In over 30+ years, since that time, Jubilee's main on-site project in Georgia has been to serve refugees arriving from war torn lands across the globe: "Over 3,000 refugees from more than 30 countries have come to Jubilee, eager for a new beginning but often scarred and exhausted by their ordeals, anxious about how they will survive in this new culture, and frequently unable to speak much, if any, English."  Mosley is able to describe the process of assisting with acculturation in his books while at the same time indicating that these refugees--of whatever faith (Muslim, Christian, and indigenous cults)--have impacted the community of Jubilee and its mission to America (and the world) over the nearly 40 years of Jubilee Partners existence. Many chapters in Faith Beyond Borders start with anecdotal sharing from or about one or more of the refugees whom have passed through Jubilee over the years.

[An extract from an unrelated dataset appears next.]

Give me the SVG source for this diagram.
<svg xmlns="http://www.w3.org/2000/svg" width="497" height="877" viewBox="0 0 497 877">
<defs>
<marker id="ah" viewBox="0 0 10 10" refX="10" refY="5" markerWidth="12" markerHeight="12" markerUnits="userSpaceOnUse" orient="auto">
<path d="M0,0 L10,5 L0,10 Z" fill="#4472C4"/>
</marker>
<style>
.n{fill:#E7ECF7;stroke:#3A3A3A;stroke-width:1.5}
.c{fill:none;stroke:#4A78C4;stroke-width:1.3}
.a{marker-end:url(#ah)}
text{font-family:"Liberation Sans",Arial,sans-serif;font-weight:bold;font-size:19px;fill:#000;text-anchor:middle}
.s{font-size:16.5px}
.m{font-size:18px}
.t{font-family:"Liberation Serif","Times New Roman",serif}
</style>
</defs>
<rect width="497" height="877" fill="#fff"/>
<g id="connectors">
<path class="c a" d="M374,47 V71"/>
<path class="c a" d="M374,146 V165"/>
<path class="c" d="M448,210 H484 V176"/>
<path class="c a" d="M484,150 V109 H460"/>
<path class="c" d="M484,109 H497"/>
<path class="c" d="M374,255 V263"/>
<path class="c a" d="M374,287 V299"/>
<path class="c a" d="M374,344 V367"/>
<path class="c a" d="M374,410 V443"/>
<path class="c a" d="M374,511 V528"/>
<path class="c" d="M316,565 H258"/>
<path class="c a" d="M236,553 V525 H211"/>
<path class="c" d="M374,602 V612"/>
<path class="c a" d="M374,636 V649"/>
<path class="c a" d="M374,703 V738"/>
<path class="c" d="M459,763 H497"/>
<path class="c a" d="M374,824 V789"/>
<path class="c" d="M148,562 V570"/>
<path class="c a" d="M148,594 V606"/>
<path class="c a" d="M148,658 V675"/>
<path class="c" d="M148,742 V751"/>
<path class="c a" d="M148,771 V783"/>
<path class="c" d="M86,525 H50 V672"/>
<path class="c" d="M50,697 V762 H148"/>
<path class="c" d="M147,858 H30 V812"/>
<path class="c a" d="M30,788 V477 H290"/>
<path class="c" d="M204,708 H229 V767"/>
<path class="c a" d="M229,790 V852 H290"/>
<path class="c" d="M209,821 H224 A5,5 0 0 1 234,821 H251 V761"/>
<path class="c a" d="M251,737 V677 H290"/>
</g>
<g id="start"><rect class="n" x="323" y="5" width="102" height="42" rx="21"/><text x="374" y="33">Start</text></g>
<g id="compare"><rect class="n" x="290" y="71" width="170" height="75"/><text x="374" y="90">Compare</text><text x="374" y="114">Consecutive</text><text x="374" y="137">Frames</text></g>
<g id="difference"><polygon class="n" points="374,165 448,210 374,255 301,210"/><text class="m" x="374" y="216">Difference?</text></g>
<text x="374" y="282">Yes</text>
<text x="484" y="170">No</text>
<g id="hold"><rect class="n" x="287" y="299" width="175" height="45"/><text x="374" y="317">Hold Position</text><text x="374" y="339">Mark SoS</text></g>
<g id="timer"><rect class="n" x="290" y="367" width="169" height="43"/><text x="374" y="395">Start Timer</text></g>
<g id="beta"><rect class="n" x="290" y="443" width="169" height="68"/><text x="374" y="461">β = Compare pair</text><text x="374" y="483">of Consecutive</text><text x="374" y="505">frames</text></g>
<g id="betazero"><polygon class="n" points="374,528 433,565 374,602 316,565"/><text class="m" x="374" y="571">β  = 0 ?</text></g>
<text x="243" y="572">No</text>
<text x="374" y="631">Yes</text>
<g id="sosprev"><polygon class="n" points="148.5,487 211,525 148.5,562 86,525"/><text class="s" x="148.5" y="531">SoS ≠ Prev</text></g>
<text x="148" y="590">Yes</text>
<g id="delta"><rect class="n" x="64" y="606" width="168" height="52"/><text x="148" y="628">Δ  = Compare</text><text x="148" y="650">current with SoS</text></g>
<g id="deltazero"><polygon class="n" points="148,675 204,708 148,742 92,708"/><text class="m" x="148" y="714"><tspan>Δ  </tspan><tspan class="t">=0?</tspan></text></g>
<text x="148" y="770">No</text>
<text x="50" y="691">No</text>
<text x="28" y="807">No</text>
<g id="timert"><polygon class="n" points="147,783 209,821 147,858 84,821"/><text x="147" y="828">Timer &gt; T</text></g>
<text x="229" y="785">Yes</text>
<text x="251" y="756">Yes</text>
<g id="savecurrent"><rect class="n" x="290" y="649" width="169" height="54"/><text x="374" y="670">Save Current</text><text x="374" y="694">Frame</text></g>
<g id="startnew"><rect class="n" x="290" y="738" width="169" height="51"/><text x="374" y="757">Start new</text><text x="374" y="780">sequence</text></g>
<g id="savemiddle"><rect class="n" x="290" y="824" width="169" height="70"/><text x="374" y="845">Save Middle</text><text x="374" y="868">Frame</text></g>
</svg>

Here is an excerpt that clarifies Mosley's narration style and represents one of his main messages in Faith Beyond Borders to his readers:
"Tall and gracious in manner, Sougui Adji reflected his aristocratic background. His grandfather had been the chief of the Ted people, almost a million of whom live in Chad, Niger, and Libya. His uncle had served as president of Chad from 1979 to 1982. Sougui, and his wife, Ache, came to Jubilee in 2007, already speaking fluent English and always happy to stop whatever he was doing to engage in conversation.
Sougui proved to be a treasure trove of information about northern Africa. A Muslim who had experienced long years of friendship with Christians in Africa, he was able to bridge many cultures with ease. Consequently, he had served as advisor and guide to national Geographic Society projects and to other groups that came to make documentary films or do research for books about the region.

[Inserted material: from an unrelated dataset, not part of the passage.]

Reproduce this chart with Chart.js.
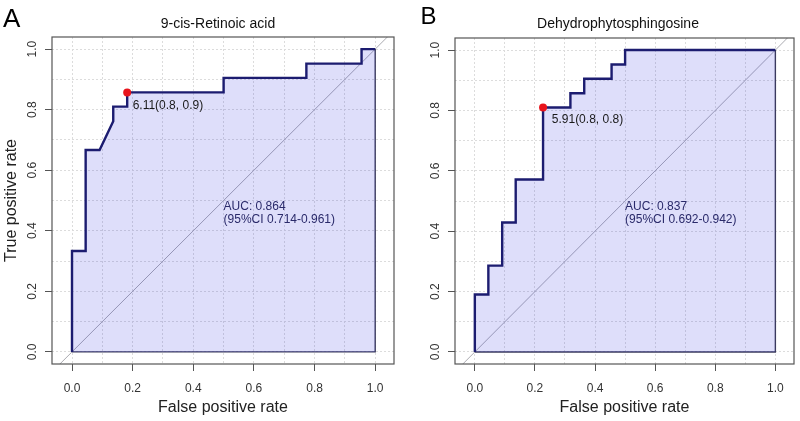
<!DOCTYPE html>
<html>
<head>
<meta charset="utf-8">
<script src="https://cdn.jsdelivr.net/npm/chart.js@4.4.1/dist/chart.umd.min.js"></script>
<style>
  html, body { margin: 0; padding: 0; background: #fff; }
  .panel { position: absolute; top: 0; width: 400px; height: 421px; }
</style>
</head>
<body>
<div class="panel" style="left:0"><canvas id="rocA"></canvas></div>
<div class="panel" style="left:400px"><canvas id="rocB"></canvas></div>
<script>
// ROC curve A: 9-cis-Retinoic acid
const fprA = [0, 0, 0.045, 0.045, 0.091, 0.136, 0.136, 0.182, 0.182, 0.5, 0.5, 0.773, 0.773, 0.955, 0.955, 1];
const tprA = [0, 0.333, 0.333, 0.667, 0.667, 0.762, 0.81, 0.81, 0.857, 0.857, 0.905, 0.905, 0.952, 0.952, 1, 1];
const bestA = [0.182, 0.857];

// ROC curve B: Dehydrophytosphingosine
const fprB = [0, 0, 0.045, 0.045, 0.091, 0.091, 0.136, 0.136, 0.227, 0.227, 0.318, 0.318, 0.364, 0.364, 0.455, 0.455, 0.5, 0.5, 1];
const tprB = [0, 0.19, 0.19, 0.286, 0.286, 0.429, 0.429, 0.571, 0.571, 0.81, 0.81, 0.857, 0.857, 0.905, 0.905, 0.952, 0.952, 1, 1];
const bestB = [0.227, 0.81];

const tickLabels = ["0.0", "0.2", "0.4", "0.6", "0.8", "1.0"];

Chart.defaults.font.family = '"Liberation Sans", Arial, sans-serif';
Chart.defaults.color = "#333";

const isMajor = v => Math.round(v * 10) % 2 === 0;
const tickText = v => isMajor(v) ? tickLabels[Math.round(v * 5)] : "";

// letters, titles, AUC text, threshold label and the box
const rocText = {
    id: "rocText",
    afterDraw(chart, args, o) {
        const ctx = chart.ctx;
        const x = chart.scales.x, y = chart.scales.y;
        const a = chart.chartArea;
        ctx.save();
        ctx.strokeStyle = "#555";
        ctx.lineWidth = 1.2;
        ctx.strokeRect(a.left, a.top, a.right - a.left, a.bottom - a.top);

        ctx.textBaseline = "alphabetic";
        ctx.textAlign = "left";
        ctx.fillStyle = "#000";
        ctx.font = o.letterSize + 'px "Liberation Sans", Arial, sans-serif';
        ctx.fillText(o.letter, o.letterX, o.letterY);

        ctx.fillStyle = "#111";
        ctx.textAlign = "center";
        ctx.font = '14px "Liberation Sans", Arial, sans-serif';
        ctx.fillText(o.title, 218, 28);

        ctx.textAlign = "left";
        ctx.font = '12px "Liberation Sans", Arial, sans-serif';
        ctx.fillStyle = "#2a2a6a";
        ctx.fillText(o.auc[0], x.getPixelForValue(0.5), y.getPixelForValue(0.469));
        ctx.fillText(o.auc[1], x.getPixelForValue(0.5), y.getPixelForValue(0.426));
        ctx.fillStyle = "#1a1a1a";
        ctx.fillText(o.thr, x.getPixelForValue(o.thrPos[0]), y.getPixelForValue(o.thrPos[1]));
        ctx.restore();
    },
};

function makeRoc(id, fpr, tpr, best, opts) {
    const gridOpts = {
        color: "#dcdcdc",
        lineWidth: 1,
        tickLength: 7,
        tickColor: c => (c.tick && isMajor(c.tick.value)) ? "#555" : "rgba(0,0,0,0)",
    };
    return new Chart(document.getElementById(id), {
        type: "line",
        data: {
            datasets: [
                {
                    data: [{ x: best[0], y: best[1] }],
                    showLine: false,
                    pointRadius: 4,
                    pointBackgroundColor: "#e8141c",
                    pointBorderColor: "#e8141c",
                    pointBorderWidth: 0,
                },
                {
                    data: fpr.map((v, i) => ({ x: v, y: tpr[i] })),
                    borderColor: "#1c1c70",
                    borderWidth: 2.4,
                    backgroundColor: "rgba(22,22,222,0.14)",
                    fill: "origin",
                    pointRadius: 0,
                    tension: 0,
                },
                {
                    data: [{ x: 0, y: 0 }, { x: 1, y: 0 }, { x: 1, y: 1 }],
                    borderColor: "#3c3c5c",
                    borderWidth: 1.4,
                    pointRadius: 0,
                    fill: false,
                },
                {
                    data: [{ x: -0.2, y: -0.2 }, { x: 1.2, y: 1.2 }],
                    borderColor: "#aaaab0",
                    borderWidth: 1,
                    pointRadius: 0,
                    fill: false,
                },
            ],
        },
        options: {
            responsive: true,
            maintainAspectRatio: false,
            animation: false,
            layout: { padding: { top: opts.top, right: 6, left: 0, bottom: 0 } },
            plugins: {
                legend: { display: false },
                tooltip: { enabled: false },
                rocText: opts.text,
            },
            scales: {
                x: {
                    type: "linear",
                    min: -0.066,
                    max: 1.062,
                    ticks: {
                        stepSize: 0.1,
                        includeBounds: false,
                        autoSkip: false,
                        maxRotation: 0,
                        minRotation: 0,
                        padding: 10,
                        color: "#333",
                        font: { size: 12 },
                        callback: tickText,
                    },
                    grid: gridOpts,
                    border: { display: false, dash: [2, 2] },
                    title: {
                        display: true,
                        text: "False positive rate",
                        color: "#222",
                        font: { size: 16 },
                        padding: { top: 0, bottom: 4 },
                    },
                    afterFit: s => { s.height = 57; },
                },
                y: {
                    type: "linear",
                    min: -0.04,
                    max: 1.04,
                    ticks: {
                        stepSize: 0.1,
                        includeBounds: false,
                        autoSkip: false,
                        minRotation: 90,
                        maxRotation: 90,
                        crossAlign: "center",
                        padding: 4,
                        color: "#333",
                        font: { size: 12 },
                        callback: tickText,
                    },
                    grid: gridOpts,
                    border: { display: false, dash: [2, 2] },
                    title: {
                        display: opts.yTitle,
                        text: "True positive rate",
                        color: "#222",
                        font: { size: 16 },
                        padding: { top: 2, bottom: 0 },
                    },
                    afterFit: s => { s.width = opts.yWidth; },
                },
            },
        },
        plugins: [rocText],
    });
}

makeRoc("rocA", fprA, tprA, bestA, {
    top: 37,
    yWidth: 52,
    yTitle: true,
    text: {
        letter: "A", letterSize: 26, letterX: 3, letterY: 27,
        title: "9-cis-Retinoic acid",
        auc: ["AUC: 0.864", "(95%CI 0.714-0.961)"],
        thr: "6.11(0.8, 0.9)", thrPos: [0.2, 0.802],
    },
});

makeRoc("rocB", fprB, tprB, bestB, {
    top: 38,
    yWidth: 55,
    yTitle: false,
    text: {
        letter: "B", letterSize: 24, letterX: 20.5, letterY: 24,
        title: "Dehydrophytosphingosine",
        auc: ["AUC: 0.837", "(95%CI 0.692-0.942)"],
        thr: "5.91(0.8, 0.8)", thrPos: [0.256, 0.76],
    },
});
</script>
</body>
</html>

Chad lies in the center of one of the world's most dramatic examples of climate change in recent years. The northern part of the country is classic Saharan desert: vast stretches of sand and rock, broken at rare intervals by oases with their precious water supply. The capital city, N'Djamena, lies at the southern end of what used to be Lake Chad. In the early 1960s, the lake covered 10,000 square miles--the ultimate oasis in the middle of the world's largest desert.